A retailer halving the price of a game a week before its release, then delaying the PS4 version by two days on the morning it’s due to launch is never a good sign, especially when the developer is the Game Studios division of that same retailer.
You’d be forgiven for thinking that The Grand Tour Game is no more than an advertisement for Season 3’s launch on Prime, because in some ways it is.
You’re constantly given the option to watch the show in full, and the first episodes of season one and two are available from launch to whet your appetite. However, The Grand Tour Game’s core idea is actually pretty great.
You’re essentially playing entire episodes. When Jeremy, James, and Richard are talking, you’re watching the show as usual, with a bar filling up at the bottom to show how close you are to the next playable section, even being able to press a button to skip forward a bit, with either May or Clarkson shouting to slow down or speed up.
Then, as the boys get ready to drive in the show itself, the camera swings around the car and you’re off to the races. Aside from a few frame rate niggles, the transitions are pretty seamless.
The races are all recreations of the show’s scenes, complete with the locations, cars used, and the theme of the scenes.
If Hammond is sacred while driving the crazy hybrid McLaren, you need to avoid making him scream by leaving the track. If they’re doing a drag race in the show, that’s what you have to do.
You’re then awarded with medals for how well you do, with there being roughly 15 different playable moments in each episode.
It’s a fun way of watching the shows, with the gaps between playable segments usually being the perfect length and the racing type changing up frequently.
It’s an idea that could be great for other TV shows, or even a way of adding a real story or narrative to other racing titles.

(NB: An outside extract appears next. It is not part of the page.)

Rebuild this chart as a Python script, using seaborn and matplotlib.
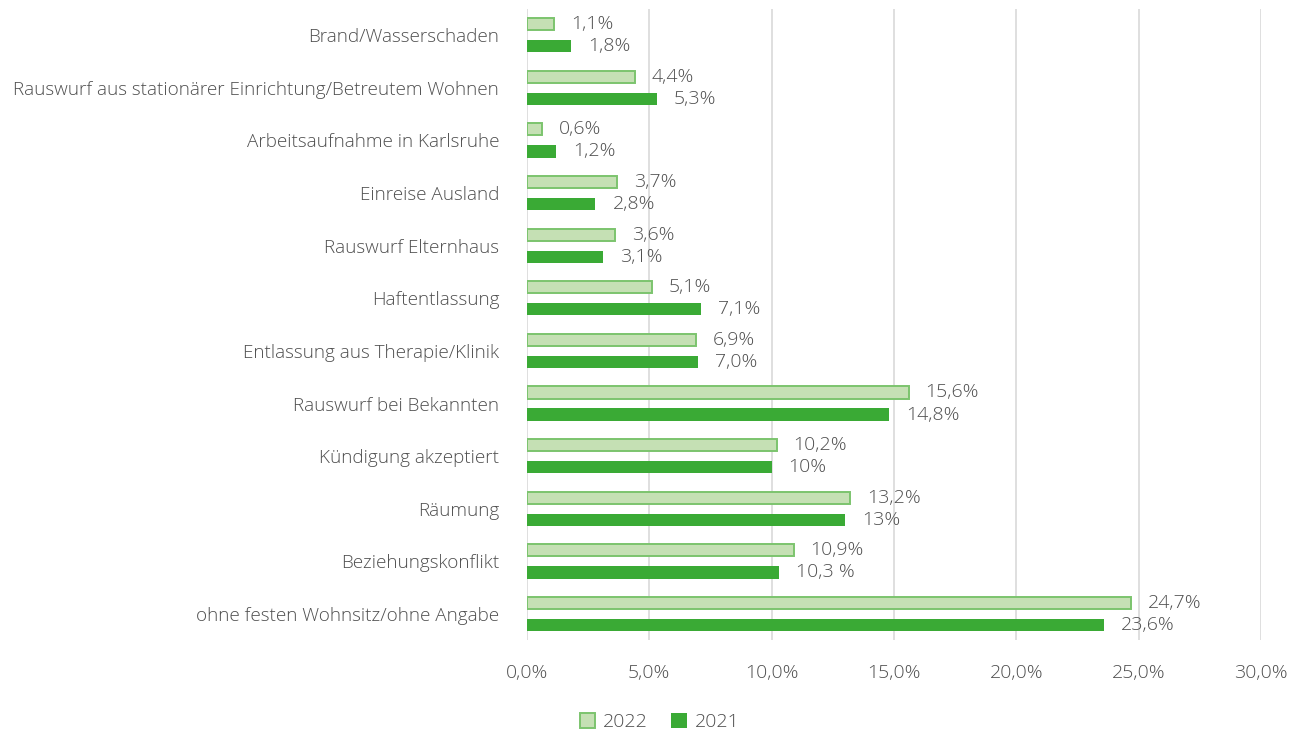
import matplotlib.pyplot as plt
import matplotlib.ticker as mticker
import pandas as pd
import seaborn as sns

categories = [
    "Brand/Wasserschaden",
    "Rauswurf aus stationärer Einrichtung/Betreutem Wohnen",
    "Arbeitsaufnahme in Karlsruhe",
    "Einreise Ausland",
    "Rauswurf Elternhaus",
    "Haftentlassung",
    "Entlassung aus Therapie/Klinik",
    "Rauswurf bei Bekannten",
    "Kündigung akzeptiert",
    "Räumung",
    "Beziehungskonflikt",
    "ohne festen Wohnsitz/ohne Angabe",
]
values_2022 = [1.1, 4.4, 0.6, 3.7, 3.6, 5.1, 6.9, 15.6, 10.2, 13.2, 10.9, 24.7]
values_2021 = [1.8, 5.3, 1.2, 2.8, 3.1, 7.1, 7.0, 14.8, 10.0, 13.0, 10.3, 23.6]
labels_2022 = ["1,1%", "4,4%", "0,6%", "3,7%", "3,6%", "5,1%", "6,9%",
               "15,6%", "10,2%", "13,2%", "10,9%", "24,7%"]
labels_2021 = ["1,8%", "5,3%", "1,2%", "2,8%", "3,1%", "7,1%", "7,0%",
               "14,8%", "10%", "13%", "10,3 %", "23,6%"]
years = ["2022", "2021"]

TEXT = "#4f4f4f"
FILL = {"2022": "#c5e0b4", "2021": "#3aaa35"}
EDGE = {"2022": "#7cc46e", "2021": "#3aaa35"}
FS = 14

sns.set_theme(style="white")
plt.rcParams["font.family"] = ["Open Sans", "DejaVu Sans"]
plt.rcParams["font.weight"] = "light"
plt.rcParams["text.color"] = TEXT

df = pd.DataFrame({
    "Grund": categories * 2,
    "Anteil": values_2022 + values_2021,
    "Jahr": ["2022"] * len(categories) + ["2021"] * len(categories),
})

fig = plt.figure(figsize=(13.06, 7.36), dpi=100)
ax = fig.add_axes([0.4035, 0.130, 0.562, 0.858])

sns.barplot(data=df, y="Grund", x="Anteil", hue="Jahr", hue_order=years,
            order=categories, palette=FILL, saturation=1, orient="h",
            width=0.84, gap=0.45, legend=True, ax=ax)

for year, cont, labels in zip(years, ax.containers, [labels_2022, labels_2021]):
    for bar, lab in zip(cont, labels):
        bar.set_edgecolor(EDGE[year])
        bar.set_linewidth(1.4 if year == "2022" else 0)
        ax.annotate(lab, (bar.get_width(), bar.get_y() + bar.get_height() / 2),
                    xytext=(17, 0), textcoords="offset pixels",
                    va="center", ha="left", fontsize=FS, color=TEXT)

ax.set_xlim(0, 30)
ax.set_ylim(len(categories) - 0.5, -0.5)
ax.xaxis.set_major_locator(mticker.MultipleLocator(5))
ax.xaxis.set_major_formatter(
    mticker.FuncFormatter(lambda v, _: f"{v:.1f}%".replace(".", ",")))
ax.grid(axis="x", color="#d9d9d9", linewidth=1.2)
ax.set_axisbelow(True)
for s in ax.spines.values():
    s.set_visible(False)
ax.tick_params(axis="both", length=0, labelsize=FS, colors=TEXT)
ax.tick_params(axis="y", labelsize=13.6, pad=20)
ax.tick_params(axis="x", pad=17)
ax.set_xlabel("")
ax.set_ylabel("")

handles, lbls = ax.get_legend_handles_labels()
for h, y in zip(handles, lbls):
    h.set_edgecolor(EDGE[y])
    h.set_linewidth(1.4 if y == "2022" else 0)
ax.legend(handles, lbls, loc="center", bbox_to_anchor=(0.505, 0.0185),
          bbox_transform=fig.transFigure, ncol=2, frameon=False, fontsize=FS,
          handlelength=0.8, handleheight=0.8, handletextpad=0.4, columnspacing=1.2)

fig.savefig("out.png", dpi=100)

It’s disappointing, but not necessarily a surprise, therefore, that the actual racing gameplay is up there with the worst I’ve ever played.
It’s awful to a level that makes it difficult to play, both in how dislikable it is and how you’re having to fight with the controls at every moment.
There’s about half a second delay in steering, which forces you to attack a corner before you reach it, but it’s so loose once it reacts that holding the left stick for too long results in dramatic oversteer.
You’ll be having to fight the car as it veers from left to right, ignoring many of your inputs.
That’s not an issue in drag races or objective focused scenes, but any competitive or timed event becomes quite tough to win. Never have I played a racing game that feels so awkward.
Losing control of your car only highlights the game’s other issues too. It’s not actually an ugly game, with the locations looking better than those in higher profile racers the like The Crew series.
Camera movement and the physics system are the two other big issues. The camera is so rigid, smashing from left to right and you turn like it’s connected to the end of a metronome.
If the oversteer gets you and you crash into a wall, it’s difficult to know how your car will react. It can be like throwing a bouncy ball at a bath tub, with the car veering off in a random direction, or it could stick to the wall like glue. It’s so inconsistent.
Those issues make struggling with the driving mechanics even worse, as it makes driving a horrible fight against the car and everything around it.
Not looking like Forza Horizon 4, the cars all feeling and sounding the same, and some pop-in are all forgivable issues for a cheap tv show tie-in, but making the core part of the game, the actual driving, so unplayable at times isn’t.
Maybe the season one and two episodes have been rushed to be out in time for the launch of season 3 this Friday and it’ll improve over the next few months as a dozen new episodes are released.
However, you’d expect it to be easier to develop around episodes that are at least a year old than it is to develop around content that’s only recently been filmed, so maybe it’ll only get worse.
The idea and structure of The Grand Tour Game is excellent and could potentially be used in other TV shows and games going forward, but as it is, it’s one of the worst racing games I’ve ever played.